## [Data block]
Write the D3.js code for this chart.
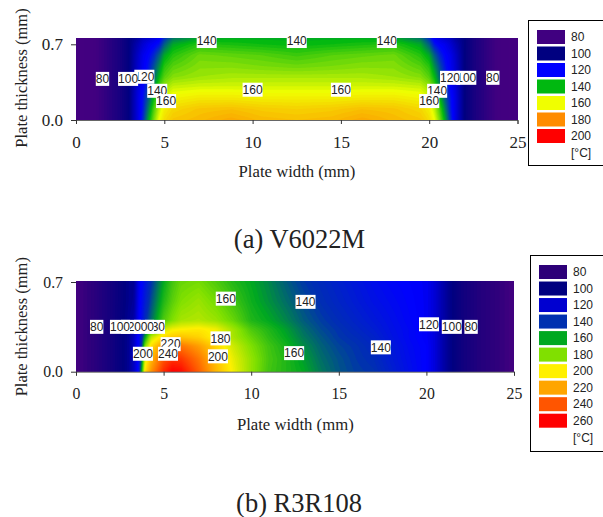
<!DOCTYPE html>
<html><head><meta charset="utf-8">
<script src="https://cdn.jsdelivr.net/npm/d3@7/dist/d3.min.js"></script>
<style>html,body{margin:0;padding:0;background:#fff;overflow:hidden}svg{display:block}</style>
</head><body><svg id="c" width="603" height="517"></svg>
<script>
// ---- Chart (a) V6022M ----
const colsA=[0,1,2,2.5,3,3.5,3.8,4.1,4.4,4.7,5,5.5,7,8.8,10.5,12.5,14.5,16.2,18,19.5,20,20.3,20.6,20.9,21.2,21.5,22,22.5,23,24,25];
const rowYA=[0,.1,.2,.3,.4,.5,.6,.7,.755];
const rowA0=[75,78,88,93,100,115,125,138,150,160,166,170,172,175,172,171,172,175,172,170,166,160,150,138,125,115,100,93,88,78,75];
const rowA1=[75,78,88,93,100,115,123,134,146,156,163,167,170,171,169,168,169,171,170,167,163,156,146,134,123,115,100,93,88,78,75];
const rowA2=[75,78,88,93,100,115,122,130,140,150,158,162,164,164,163,163,163,164,164,162,158,150,140,130,122,115,100,93,88,78,75];
const rowA3=[75,78,88,93,100,114,120,127,136,146,153,157,158,158,158,158,158,158,158,157,153,146,136,127,120,114,100,93,88,78,75];
const rowA4=[75,78,88,93,100,113,119,124,131,140,147,151,153,154,154,154,154,154,153,151,147,140,131,124,119,113,100,93,88,78,75];
const rowA5=[75,78,88,93,100,112,118,122,128,135,143,147,151,151,150,149,150,151,151,147,143,135,128,122,118,112,100,93,88,78,75];
const rowA6=[75,78,88,93,100,111,117,120,124,130,138,143,149,148,147,145,147,148,149,143,138,130,124,120,117,111,100,93,88,78,75];
const rowA7=[75,78,88,93,100,108,113,117,119,122,130,138,143,142,141,140,141,142,143,138,130,122,119,117,113,108,100,93,88,78,75];
const rowA8=[75,78,88,93,100,105,110,112,115,118,125,133,138,139,139,139,139,139,138,133,125,118,115,112,110,105,100,93,88,78,75];
const stopsA=[75,80,100,120,140,160,180,200];
const paletteA=["#440080","#400080","#000080","#0000ff","#00b810","#f0ff00","#ff8c00","#ff0000"];
const legendA=["80","100","120","140","160","180","200"];
const legendFillA=["#400080","#000080","#0000ff","#00b810","#f0ff00","#ff8c00","#ff0000"];
const labelsA=[["80",1.5,.38],["120",3.87,.40],["100",2.95,.38],["140",4.6,.27],["160",5.1,.175],["140",7.4,.73],["140",12.5,.73],["140",17.6,.73],["160",10,.28],["160",15,.28],["140",20.45,.27],["160",20,.175],["100",22.1,.39],["120",21.18,.39],["80",23.6,.39]];

// ---- Chart (b) R3R108 ----
const colsB=[0,1,2,3,3.3,3.55,3.75,3.95,4.3,5,5.5,6,7,8,9,10,11,12,13,14,15,16,17,18,19,20,20.5,21,21.5,22,23,25];
const rowYB=[0,.1,.2,.27,.33,.4,.55,.71];
const rowB0=[75,82,92,103,110,120,160,205,225,250,260,258,238,215,198,183,170,165,160,152,146,142,140,133,126,120,114,106,100,94,86,75];
const rowB1=[75,82,92,103,110,120,150,195,215,240,248,247,232,212,196,183,171,165,158,150,145,141,138,131,125,120,114,106,100,94,86,75];
const rowB2=[75,82,92,103,110,120,140,180,205,225,232,232,222,207,192,180,170,163,155,148,143,140,136,130,124,120,114,106,100,94,86,75];
const rowB3=[75,82,92,103,110,120,135,160,190,205,210,212,208,198,186,176,167,160,152,146,141,138,134,128,123,119,114,106,100,94,86,75];
const rowB4=[75,82,92,103,108,118,130,145,165,192,198,200,202,198,185,172,165,158,150,144,140,136,132,127,123,119,114,106,100,94,86,75];
const rowB5=[75,82,92,103,106,117,125,138,150,172,180,186,188,184,176,165,160,154,147,142,138,134,130,126,122,118,113,106,100,94,86,75];
const rowB6=[75,82,92,102,104,116,123,132,145,165,174,180,184,178,170,162,156,150,144,139,135,131,127,124,121,118,113,106,100,94,86,75];
const rowB7=[75,82,92,102,103,115,121,128,140,160,170,176,178,172,165,160,154,147,141,137,133,129,125,122,120,118,113,106,100,94,86,75];
const stopsB=[75,80,100,120,140,160,180,200,220,240,260];
const paletteB=["#440080","#30007c","#000080","#0000ff","#0030b0","#00a820","#80e000","#fff000","#ffa500","#ff5500","#ff0000"];
const legendB=["80","100","120","140","160","180","200","220","240","260"];
const legendFillB=["#2d0078","#000080","#0000d0","#0030b0","#00a820","#80e000","#fff000","#ffa500","#ff5500","#ff0000"];
const labelsB=[["80",1.18,.35],["130",4.51,.35],["100",3.88,.35],["120",3.14,.35],["100",2.51,.35],["220",5.4,.215],["200",3.82,.14],["240",5.25,.14],["180",8.25,.26],["200",8.1,.12],["160",8.55,.57],["140",13.1,.545],["160",12.45,.145],["140",17.4,.19],["120",20.15,.37],["100",21.45,.35],["80",22.55,.35]];

const thicknessTicks=[0,.7], widthTicks=[0,5,10,15,20,25];
const titleA="(a) V6022M", titleB="(b) R3R108";
const xLabel="Plate width (mm)", yLabel="Plate thickness (mm)";

const svg=d3.select("#c");
const serif="'Liberation Serif','Times New Roman',serif", sans="'Liberation Sans',Arial,sans-serif";

function panel(id,o){
  const x=d3.scaleLinear().domain([0,25]).range(o.xr);
  const y=d3.scaleLinear().domain([0,.7]).range(o.yr);
  const color=d3.scaleLinear().domain(o.stops).range(o.palette).clamp(true);
  const rowScales=o.rows.map(r=>d3.scaleLinear().domain(o.cols).range(r).clamp(true));
  const pad=3;
  const bx=Math.round(o.xr[1]-o.xr[0])+1, by=Math.round(o.yr[0]-y(o.top))+1;
  const nx=bx+2*pad, ny=by+2*pad;
  const vals=new Float64Array(nx*ny);
  for(let j=0;j<ny;j++){
    const yy=Math.max(0,Math.min(o.top,o.top*(j-pad)/(by-1)));
    let k=d3.bisectRight(o.rowY,yy)-1; k=Math.max(0,Math.min(o.rowY.length-2,k));
    const t=Math.min(1,(yy-o.rowY[k])/(o.rowY[k+1]-o.rowY[k]));
    for(let i=0;i<nx;i++){
      const xx=25*(i-pad)/(bx-1);
      vals[j*nx+i]=rowScales[k](xx)*(1-t)+rowScales[k+1](xx)*t;
    }
  }
  const thresholds=d3.range(o.stops[0],o.stops[o.stops.length-1]+2,1.5);
  const contours=d3.contours().size([nx,ny]).smooth(true).thresholds(thresholds)(vals);
  const proj=d3.geoTransform({point(px,py){
    this.stream.point(x(25*(px-.5-pad)/(bx-1)), y(o.top*(py-.5-pad)/(by-1)));
  }});
  const path=d3.geoPath(proj);
  const g=svg.append("g").attr("id",id);
  const cx0=Math.round(x(0)), cy0=Math.round(y(o.top)), cw=Math.round(x(25))-cx0, ch=Math.round(y(0))-cy0;
  g.append("clipPath").attr("id",id+"clip").append("rect").attr("x",cx0).attr("y",cy0).attr("width",cw).attr("height",ch);
  const f=g.append("g").attr("clip-path",`url(#${id}clip)`);
  f.append("rect").attr("x",cx0).attr("y",cy0).attr("width",cw).attr("height",ch).attr("fill",color(o.stops[0]));
  f.selectAll("path").data(contours).join("path").attr("d",d=>path(d)).attr("fill",d=>color(d.value+.75)).attr("stroke","none");

  const ax=g.append("g").attr("transform",`translate(0,${y(0)})`)
    .call(d3.axisBottom(x).tickValues(widthTicks).tickFormat(d3.format("d")).tickSize(4));
  const ay=g.append("g").attr("transform",`translate(${x(0)},0)`)
    .call(d3.axisLeft(y).tickValues(thicknessTicks).tickFormat(d3.format(".1f")).tickSize(5));
  ay.select(".domain").remove();
  ax.select(".domain").attr("stroke","#666");
  ax.selectAll("text").attr("y",o.tickBase).attr("dy",0);
  ay.selectAll("text").attr("x",-13);
  [ax,ay].forEach(a=>{a.selectAll("text").attr("font-family",serif).attr("font-size",o.tickFont).attr("fill","#222");
    a.selectAll("line").attr("stroke","#333");});

  const lab=g.selectAll(".lab").data(o.labels).join("g").attr("class","lab")
    .attr("transform",d=>`translate(${x(d[1])},${y(d[2])})`);
  lab.append("rect").attr("x",d=>-d[0].length*3.34).attr("y",-7)
    .attr("width",d=>d[0].length*6.68).attr("height",14).attr("fill","#fff");
  lab.append("text").text(d=>d[0]).attr("text-anchor","middle").attr("dy","0.36em")
    .attr("font-family",sans).attr("font-size",12).attr("fill","#222");

  g.append("text").text(xLabel).attr("x",o.xlab[0]).attr("y",o.xlab[1]).attr("text-anchor","middle")
    .attr("font-family",serif).attr("font-size",16.7).attr("fill","#222");
  g.append("text").text(yLabel).attr("transform",`translate(${o.ylab[0]},${o.ylab[1]}) rotate(-90)`).attr("text-anchor","middle")
    .attr("font-family",serif).attr("font-size",16.5).attr("fill","#222");
  g.append("text").text(o.title).attr("x",o.tpos[0]).attr("y",o.tpos[1]).attr("text-anchor","middle")
    .attr("font-family",serif).attr("font-size",26.5).attr("fill","#222");

  const l=o.leg;
  g.append("rect").attr("x",l.x+.5).attr("y",l.y+.5).attr("width",90).attr("height",l.h).attr("fill","#fff").attr("stroke","#000");
  const band=d3.scalePoint().domain(o.legend).range([l.y0,l.y1]);
  const it=g.selectAll(".it").data(o.legend).join("g").attr("class","it");
  it.append("rect").attr("x",l.sx).attr("y",d=>band(d)).attr("width",28).attr("height",14)
    .attr("fill",(d,i)=>o.legendFill[i]);
  it.append("text").text(d=>d).attr("x",l.sx+34).attr("y",d=>band(d)+7).attr("dy","0.36em")
    .attr("font-family",sans).attr("font-size",12).attr("fill","#222");
  g.append("text").attr("x",l.sx+34).attr("y",l.unitY).attr("font-family",sans).attr("font-size",12).attr("fill","#222").text("[°C]");
}

panel("a",{xr:[76,517.5],yr:[120,44.3],top:.755,cols:colsA,rowY:rowYA,rows:[rowA0,rowA1,rowA2,rowA3,rowA4,rowA5,rowA6,rowA7,rowA8],
  stops:stopsA,palette:paletteA,labels:labelsA,legend:legendA,legendFill:legendFillA,title:titleA,
  tickFont:17,tickBase:28,xlab:[297,177],ylab:[27,78],tpos:[299.5,248],
  leg:{x:528,y:20,h:145,sx:537,y0:30,y1:129,unitY:157}});
panel("b",{xr:[76,514],yr:[371.7,282],top:.71,cols:colsB,rowY:rowYB,rows:[rowB0,rowB1,rowB2,rowB3,rowB4,rowB5,rowB6,rowB7],
  stops:stopsB,palette:paletteB,labels:labelsB,legend:legendB,legendFill:legendFillB,title:titleB,
  tickFont:15.8,tickBase:27,xlab:[295.3,430],ylab:[27,326.7],tpos:[299,512],
  leg:{x:530,y:255,h:196,sx:539,y0:265,y1:413.7,unitY:442}});
</script></body></html>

## [Problem description]
Make a copy of each line that contains the string "this".

## [Answer to the problem]
Write the D3.js code for this chart.
    this.stream.point(x(25*(px-.5-pad)/(bx-1)), y(o.top*(py-.5-pad)/(by-1)));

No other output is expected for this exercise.